What Seniors Need to Know About Heart Disease

February is Heart Month, 28 days when Americans of all ages should take the time to assess their risk of heart disease and make lifestyle changes to prevent it. Kingsway Community is dedicated to the fight against heart disease, and each year encourages residents, staff, and visitors to wear red on National Wear Red Day (this year it falls on Friday, February 4) to raise awareness of heart disease. Before you pick out your red shirt, though, let’s take some time to educate ourselves on what heart disease is, what its risk factors are, and how to prevent it.


What is heart disease?

Heart disease, the leading cause of death for both men and women, is caused by the buildup of fatty deposits in the walls of the coronary arteries over many years. When this happens, there is less space for blood to flow to the heart, which can cause chest pain or even a heart attack.


What are the signs of heart disease?

You should contact your doctor immediately if you experience:

  • Pain, numbness, or tingling in the shoulders, arms, neck, jaw, or back
  • Shortness of breath
  • Chest pain
  • Lightheadedness or dizziness
  • Confusion or headaches
  • Cold sweats
  • Nausea or vomiting
  • Tiredness or fatigue
  • Swelling in the ankles, feet, legs, stomach, or neck


How does heart disease affect seniors?

Seniors are much more likely than their younger counterparts to develop heart disease, because as we age, more fatty deposits build up in our arteries. The arteries themselves can also become increasingly stiff as we age, which causes high blood pressure. Seniors should be sure to have their blood pressure checked regularly, even if they’re healthy (early heart disease doesn’t always have symptoms), and especially if they have a family history of heart disease. While there are things seniors can do to manage high blood pressure (see below), medication is sometimes necessary.


How can you reduce your risk of heart disease?

  • Aim to get at least 150 minutes of physical activity such as brisk walking, dancing, or gardening each week.
  • Quit smoking, as smoke inhalation damages artery walls.
  • Eat foods that are low in trans and saturated fats, added sugars, and salt.
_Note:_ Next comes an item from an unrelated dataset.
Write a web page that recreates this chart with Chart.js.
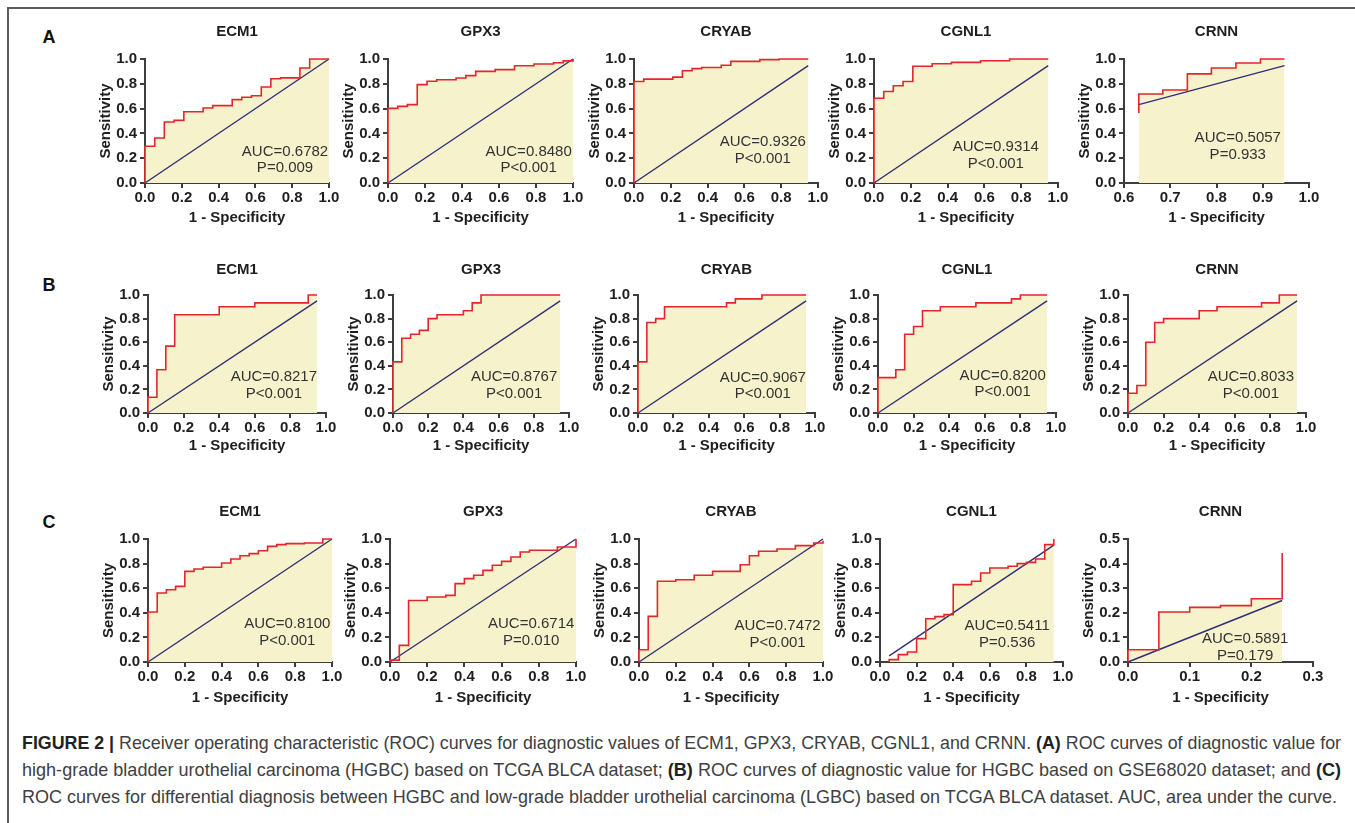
<!DOCTYPE html>
<html>
<head>
<meta charset="utf-8">
<script src="https://cdn.jsdelivr.net/npm/chart.js@4.4.1/dist/chart.umd.min.js"></script>
<style>
  body { margin: 0; background: #fff; width: 1355px; height: 823px; overflow: hidden; position: relative; font-family: "Liberation Sans", Arial, sans-serif; }
  #frame { position: absolute; left: 7px; top: 7px; width: 1400px; height: 900px; border-left: 2px solid #5c5c5c; border-top: 2px solid #5c5c5c; }
  .panel { position: absolute; }
  .lbl { position: absolute; width: 20px; text-align: center; font: bold 18px "Liberation Sans", Arial, sans-serif; line-height: 20px; color: #111; }
  .cap { position: absolute; left: 22px; white-space: nowrap; font-family: "Liberation Sans", Arial, sans-serif; font-size: 19px; line-height: 22px; color: #404040; }
  .cap b { color: #222; }
</style>
</head>
<body>
<div id="frame"></div>
<div class="lbl" style="left:39px;top:27px">A</div>
<div class="lbl" style="left:39px;top:275px">B</div>
<div class="lbl" style="left:39px;top:512px">C</div>

<div class="cap" style="top:732px" data-w="1319"><b>FIGURE 2 |</b> Receiver operating characteristic (ROC) curves for diagnostic values of ECM1, GPX3, CRYAB, CGNL1, and CRNN. <b>(A)</b> ROC curves of diagnostic value for</div>
<div class="cap" style="top:759px" data-w="1319">high-grade bladder urothelial carcinoma (HGBC) based on TCGA BLCA dataset; <b>(B)</b> ROC curves of diagnostic value for HGBC based on GSE68020 dataset; and <b>(C)</b></div>
<div class="cap" style="top:786px" data-w="1315">ROC curves for differential diagnosis between HGBC and low-grade bladder urothelial carcinoma (LGBC) based on TCGA BLCA dataset. AUC, area under the curve.</div>

<script>
const genes = ["ECM1", "GPX3", "CRYAB", "CGNL1", "CRNN"];

// each curve: from point i-1 go across to fpr[i], then up to tpr[i]
// A - HGBC vs normal, TCGA BLCA
const aEcm1Fpr = [0, 0, 0.053, 0.105, 0.158, 0.211, 0.316, 0.368, 0.474, 0.526, 0.579, 0.632, 0.684, 0.737, 0.842, 0.895, 1.0];
const aEcm1Tpr = [0, 0.296, 0.363, 0.492, 0.505, 0.575, 0.605, 0.624, 0.672, 0.691, 0.704, 0.774, 0.841, 0.848, 0.927, 1.0, 1.0];
const aGpx3Fpr = [0, 0, 0.053, 0.105, 0.158, 0.211, 0.263, 0.368, 0.421, 0.474, 0.579, 0.684, 0.789, 0.895, 0.947, 1.0];
const aGpx3Tpr = [0, 0.602, 0.618, 0.632, 0.793, 0.82, 0.833, 0.847, 0.866, 0.9, 0.914, 0.946, 0.96, 0.97, 0.985, 1.0];
const aCryabFpr = [0, 0, 0.053, 0.211, 0.263, 0.316, 0.368, 0.474, 0.526, 0.684, 0.789, 0.947];
const aCryabTpr = [0, 0.819, 0.838, 0.854, 0.905, 0.922, 0.932, 0.949, 0.981, 0.995, 1.0, 1.0];
const aCgnl1Fpr = [0, 0, 0.053, 0.105, 0.158, 0.211, 0.316, 0.421, 0.579, 0.737, 0.947];
const aCgnl1Tpr = [0, 0.684, 0.738, 0.784, 0.819, 0.941, 0.962, 0.973, 0.986, 1.0, 1.0];
const aCrnnFpr = [0.632, 0.632, 0.684, 0.737, 0.789, 0.842, 0.895, 0.947];
const aCrnnTpr = [0.565, 0.718, 0.75, 0.88, 0.927, 0.968, 1.0, 1.0];

// B - HGBC, GSE68020
const bEcm1Fpr = [0, 0, 0.05, 0.1, 0.15, 0.4, 0.6, 0.9, 0.95];
const bEcm1Tpr = [0, 0.133, 0.367, 0.567, 0.833, 0.9, 0.933, 1.0, 1.0];
const bGpx3Fpr = [0, 0, 0.05, 0.1, 0.15, 0.2, 0.25, 0.4, 0.45, 0.5, 0.95];
const bGpx3Tpr = [0, 0.433, 0.633, 0.667, 0.7, 0.8, 0.833, 0.867, 0.933, 1.0, 1.0];
const bCryabFpr = [0, 0, 0.05, 0.1, 0.15, 0.5, 0.55, 0.7, 0.95];
const bCryabTpr = [0, 0.433, 0.767, 0.8, 0.9, 0.933, 0.967, 1.0, 1.0];
const bCgnl1Fpr = [0, 0, 0.1, 0.15, 0.2, 0.25, 0.35, 0.55, 0.75, 0.8, 0.95];
const bCgnl1Tpr = [0, 0.3, 0.367, 0.667, 0.733, 0.867, 0.9, 0.933, 0.967, 1.0, 1.0];
const bCrnnFpr = [0, 0, 0.05, 0.1, 0.15, 0.2, 0.4, 0.5, 0.75, 0.85, 0.95];
const bCrnnTpr = [0, 0.167, 0.233, 0.6, 0.767, 0.8, 0.867, 0.9, 0.933, 1.0, 1.0];

// C - HGBC vs LGBC, TCGA BLCA
const cEcm1Fpr = [0, 0, 0.05, 0.1, 0.15, 0.2, 0.25, 0.3, 0.4, 0.45, 0.5, 0.55, 0.6, 0.65, 0.7, 0.75, 0.85, 0.95, 1.0];
const cEcm1Tpr = [0, 0.407, 0.561, 0.588, 0.615, 0.737, 0.756, 0.77, 0.805, 0.837, 0.864, 0.881, 0.905, 0.94, 0.954, 0.962, 0.967, 1.0, 1.0];
const cGpx3Fpr = [0, 0, 0.05, 0.1, 0.2, 0.3, 0.35, 0.4, 0.45, 0.5, 0.55, 0.6, 0.65, 0.7, 0.75, 0.9, 1.0];
const cGpx3Tpr = [0, 0.015, 0.135, 0.5, 0.528, 0.542, 0.637, 0.678, 0.705, 0.745, 0.786, 0.818, 0.854, 0.894, 0.908, 0.935, 1.0];
const cCryabFpr = [0, 0, 0.05, 0.1, 0.2, 0.3, 0.4, 0.55, 0.6, 0.65, 0.75, 0.85, 0.95, 1.0];
const cCryabTpr = [0, 0.1, 0.371, 0.656, 0.669, 0.705, 0.737, 0.791, 0.864, 0.9, 0.919, 0.946, 0.967, 0.985];
const cCgnl1Fpr = [0.05, 0.05, 0.1, 0.15, 0.2, 0.25, 0.3, 0.35, 0.4, 0.5, 0.55, 0.6, 0.7, 0.75, 0.8, 0.85, 0.9, 0.95];
const cCgnl1Tpr = [0, 0.019, 0.06, 0.081, 0.19, 0.352, 0.369, 0.385, 0.629, 0.656, 0.724, 0.764, 0.778, 0.8, 0.81, 0.837, 0.954, 1.0];
const cCrnnFpr = [0, 0, 0.05, 0.1, 0.15, 0.2, 0.25];
const cCrnnTpr = [0, 0.05, 0.203, 0.222, 0.229, 0.257, 0.443];

// reference line (start, end)
const diagA = [[0, 1], [0, 1], [0, 0.947], [0, 0.947], [0.632, 0.947]];
const diagB = [[0, 0.95], [0, 0.95], [0, 0.95], [0, 0.95], [0, 0.95]];
const diagC = [[0, 1], [0, 1], [0, 1], [0.05, 0.95], [0, 0.25]];

const aucA = ["AUC=0.6782", "AUC=0.8480", "AUC=0.9326", "AUC=0.9314", "AUC=0.5057"];
const pA = ["P=0.009", "P<0.001", "P<0.001", "P<0.001", "P=0.933"];
const aucB = ["AUC=0.8217", "AUC=0.8767", "AUC=0.9067", "AUC=0.8200", "AUC=0.8033"];
const pB = ["P<0.001", "P<0.001", "P<0.001", "P<0.001", "P<0.001"];
const aucC = ["AUC=0.8100", "AUC=0.6714", "AUC=0.7472", "AUC=0.5411", "AUC=0.5891"];
const pC = ["P<0.001", "P=0.010", "P<0.001", "P=0.536", "P=0.179"];

const ticks01 = [0, 0.2, 0.4, 0.6, 0.8, 1.0];
const ticksCrnnAX = [0.6, 0.7, 0.8, 0.9, 1.0];
const ticksCrnnCX = [0, 0.1, 0.2, 0.3];
const ticksCrnnCY = [0, 0.1, 0.2, 0.3, 0.4, 0.5];

// layout of the plot areas (px)
const rowTop = [59, 295, 539];
const rowBottom = [183, 413, 662];
const rowXH = [44, 42, 45];
const rowTitleGap = [27, 25.5, 27.5];
const colLeft = [[145, 388, 634, 874, 1124], [148, 393, 638, 878, 1128], [148, 390, 639, 880, 1128]];
const colRight = [[329, 573, 818, 1058, 1309], [326, 569, 815, 1056, 1306], [332, 576, 823, 1063, 1313]];
const textPos = [
  [[0.761, 0.255], [0.76, 0.255], [0.70, 0.332], [0.662, 0.292], [0.846, 0.363]],
  [[0.707, 0.307], [0.688, 0.307], [0.705, 0.302], [0.70, 0.318], [0.69, 0.306]],
  [[0.757, 0.309], [0.759, 0.309], [0.753, 0.295], [0.695, 0.295], [0.19, 0.0935]]
];

const RED = "#e3262b", NAVY = "#2e2f78", FILL = "#f6f3cc", AXIS = "#3d3d3d", TXT = "#1e1e1e";
const FONT = "'Liberation Sans', Arial, sans-serif";

const panelText = {
  id: "panelText",
  afterDatasetsDraw(chart, args, o) {
    const { ctx, chartArea: a, scales } = chart;
    ctx.save();
    ctx.textAlign = "center";
    ctx.textBaseline = "middle";
    ctx.fillStyle = TXT;
    ctx.font = "bold 15px " + FONT;
    ctx.fillText(o.title, (a.left + a.right) / 2, a.top - o.gap);
    ctx.fillStyle = "#333";
    ctx.font = "15px " + FONT;
    const px = scales.x.getPixelForValue(o.tx);
    const py = scales.y.getPixelForValue(o.ty);
    ctx.fillText(o.auc, px, py);
    ctx.fillText(o.p, px, py + 16.7);
    ctx.restore();
  }
};

function steps(fpr, tpr) {
  const pts = [{ x: fpr[0], y: tpr[0] }];
  for (let i = 1; i < fpr.length; i++) {
    pts.push({ x: fpr[i], y: tpr[i - 1] });
    pts.push({ x: fpr[i], y: tpr[i] });
  }
  return pts;
}

function makePanel(r, c, fpr, tpr, diag, auc, pv, xt, yt) {
  const padL = 2, yW = 48, padT = 40, padR = 12, padB = 2, xH = rowXH[r];
  const left = colLeft[r][c], right = colRight[r][c];
  const top = rowTop[r], bottom = rowBottom[r];
  const cw = padL + yW + (right - left) + padR;
  const ch = padT + (bottom - top) + xH + padB;

  const box = document.createElement("div");
  box.className = "panel";
  box.style.left = (left - padL - yW) + "px";
  box.style.top = (top - padT) + "px";
  const cv = document.createElement("canvas");
  cv.width = cw;
  cv.height = ch;
  cv.style.width = cw + "px";
  cv.style.height = ch + "px";
  box.appendChild(cv);
  document.body.appendChild(box);

  const tickFont = { family: FONT, size: 15, weight: "bold" };
  const grid = { display: true, drawOnChartArea: false, drawTicks: true, tickLength: 5, color: AXIS, lineWidth: 2 };

  new Chart(cv, {
    type: "line",
    data: {
      datasets: [
        {
          data: steps(fpr, tpr),
          borderColor: RED,
          borderWidth: 1.6,
          backgroundColor: FILL,
          fill: "origin",
          pointRadius: 0,
          tension: 0,
          clip: 6
        },
        {
          data: diag.map((v) => ({ x: v, y: v })),
          borderColor: NAVY,
          borderWidth: 1.4,
          pointRadius: 0,
          fill: false,
          clip: 6
        }
      ]
    },
    options: {
      responsive: false,
      animation: false,
      events: [],
      layout: { padding: { left: padL, right: padR, top: padT, bottom: padB } },
      plugins: {
        legend: { display: false },
        tooltip: { enabled: false },
        filler: { drawTime: "beforeDatasetsDraw" },
        panelText: {
          title: genes[c], gap: rowTitleGap[r],
          auc: auc, p: pv, tx: textPos[r][c][0], ty: textPos[r][c][1]
        }
      },
      scales: {
        x: {
          type: "linear",
          min: xt[0],
          max: xt[xt.length - 1],
          afterFit: (s) => { s.height = xH; },
          afterBuildTicks: (s) => { s.ticks = xt.map((v) => ({ value: v })); },
          ticks: { font: tickFont, color: TXT, padding: 1, maxRotation: 0, autoSkip: false, callback: (v) => Number(v).toFixed(1) },
          grid: grid,
          border: { display: true, color: AXIS, width: 2 },
          title: { display: true, text: "1 - Specificity", color: TXT, font: tickFont, padding: { top: 1, bottom: 0 } }
        },
        y: {
          type: "linear",
          min: yt[0],
          max: yt[yt.length - 1],
          afterFit: (s) => { s.width = yW; },
          afterBuildTicks: (s) => { s.ticks = yt.map((v) => ({ value: v })); },
          ticks: { font: tickFont, color: TXT, padding: 3, autoSkip: false, callback: (v) => Number(v).toFixed(1) },
          grid: grid,
          border: { display: true, color: AXIS, width: 2 },
          title: { display: true, text: "Sensitivity", color: TXT, font: tickFont, padding: { top: 0, bottom: 1 } }
        }
      }
    },
    plugins: [panelText]
  });
}

const rowA = [[aEcm1Fpr, aEcm1Tpr], [aGpx3Fpr, aGpx3Tpr], [aCryabFpr, aCryabTpr], [aCgnl1Fpr, aCgnl1Tpr], [aCrnnFpr, aCrnnTpr]];
const rowB = [[bEcm1Fpr, bEcm1Tpr], [bGpx3Fpr, bGpx3Tpr], [bCryabFpr, bCryabTpr], [bCgnl1Fpr, bCgnl1Tpr], [bCrnnFpr, bCrnnTpr]];
const rowC = [[cEcm1Fpr, cEcm1Tpr], [cGpx3Fpr, cGpx3Tpr], [cCryabFpr, cCryabTpr], [cCgnl1Fpr, cCgnl1Tpr], [cCrnnFpr, cCrnnTpr]];

rowA.forEach((d, c) => makePanel(0, c, d[0], d[1], diagA[c], aucA[c], pA[c], c === 4 ? ticksCrnnAX : ticks01, ticks01));
rowB.forEach((d, c) => makePanel(1, c, d[0], d[1], diagB[c], aucB[c], pB[c], ticks01, ticks01));
rowC.forEach((d, c) => makePanel(2, c, d[0], d[1], diagC[c], aucC[c], pC[c], c === 4 ? ticksCrnnCX : ticks01, c === 4 ? ticksCrnnCY : ticks01));

// squeeze caption lines to the justified width (condensed look)
function fitCaption() {
  document.querySelectorAll(".cap").forEach((el) => {
    el.style.transform = "none";
    const target = +el.dataset.w;
    const natural = el.getBoundingClientRect().width;
    el.style.transformOrigin = "0 50%";
    el.style.transform = "scaleX(" + (target / natural) + ")";
  });
}
fitCaption();
if (document.fonts) document.fonts.ready.then(fitCaption);
</script>
</body>
</html>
Instead, eat fruits, vegetables, and whole grains.
  • Maintain a healthy weight.
  • Manage diabetes, high blood pressure, or high cholesterol, which also contributes to plaque buildup in the arteries.
  • Drink alcohol only in moderation (no more than two drinks per day for men and one drink per day for women).
  • Learn how to manage stress through meditation, physical activity, therapy, or other methods.